Sunday, September 12, 2010

My grandmother Sally's love for me....continues on

from Poem A Day this morning

The New Colossus
by Emma Lazarus

Not like the brazen giant of Greek fame,
With conquering limbs astride from land to land;
Here at our sea-washed, sunset gates shall stand
A mighty woman with a torch, whose flame
Is the imprisoned lightning, and her name
Mother of Exiles. From her beacon-hand
Glows world-wide welcome; her mild eyes command
The air-bridged harbor that twin cities frame.
"Keep, ancient lands, your storied pomp!" cries she
With silent lips. "Give me your tired, your poor,
Your huddled masses yearning to breathe free,
The wretched refuse of your teeming shore.
Send these, the homeless, tempest-tost to me,
I lift my lamp beside the golden door!"
This morning after a long , reflective and soothing practice,I was sitting in my car with a warm, radiant sunrays flooding over my space.I was in my post yoga , not quite here yet space and was taking a few extra moments of self reflection before driving on. I was feeling kind of vulnerable and teary eyed, which is common after an intense yoga practice with lots of second series back bends. I opened my email on my iphone to "Poem A Day" I began reading the familiar words of the poet Emma Lazarus that my beloved grandmother Sally, who was also a poet ,would recite to me quite dramatically throughout my childhood.

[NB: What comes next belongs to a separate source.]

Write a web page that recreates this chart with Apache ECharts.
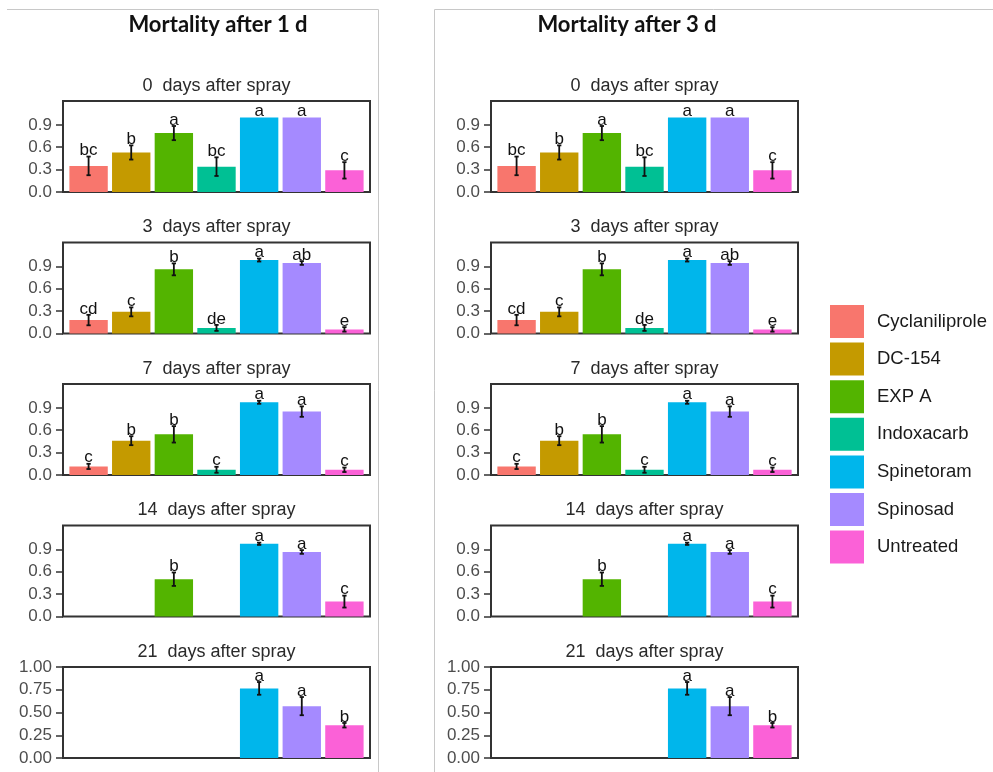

I read the poem and felt the words indelibly posted in my mind, i could see Sally reciting to me with all her heart and soul as if she was giving me a mantra to always carry with me.I felt her presence, her gifts ,her love for me as if she had never passed and was sitting there like always, with tears in her eyes, but with great pride and bravery , she would recite,"Give me your tired.your poor. your hurdled masses yearning to breathe free,The wretched refuse of your teeming shore. Send these , the homeless,tempest-tost to me, I lift my lamp beside the golden door".
Sometimes I wonder how I have end up on the path as healer, as doctor. Sometime it feels so hard, that I want to turn back give up, I wonder how I got here, I wonder what will give me courage, strength, sustenance to continue to do my best . Today, in these rare auspicious moments I felt the source, the seeds that led me to this path, that continue to guide me, to nourish me , to love me. I am so so lucky to have had a grandmother that recited to me poetry every day of my life as a child and exemplified the courage, wisdom, and grace to begin to learn the path of a healer, the path to become a person, Today, my dear Sally, I miss you more than ever and feel so lucky that you were are part of who i am. Today , I wanted to share the part of me that you have given me.....

1 comment:

  1. So touching Emma. Sally would be so proud!! Not only are you an accomplished healer but a creative spirit that you have inherited from her.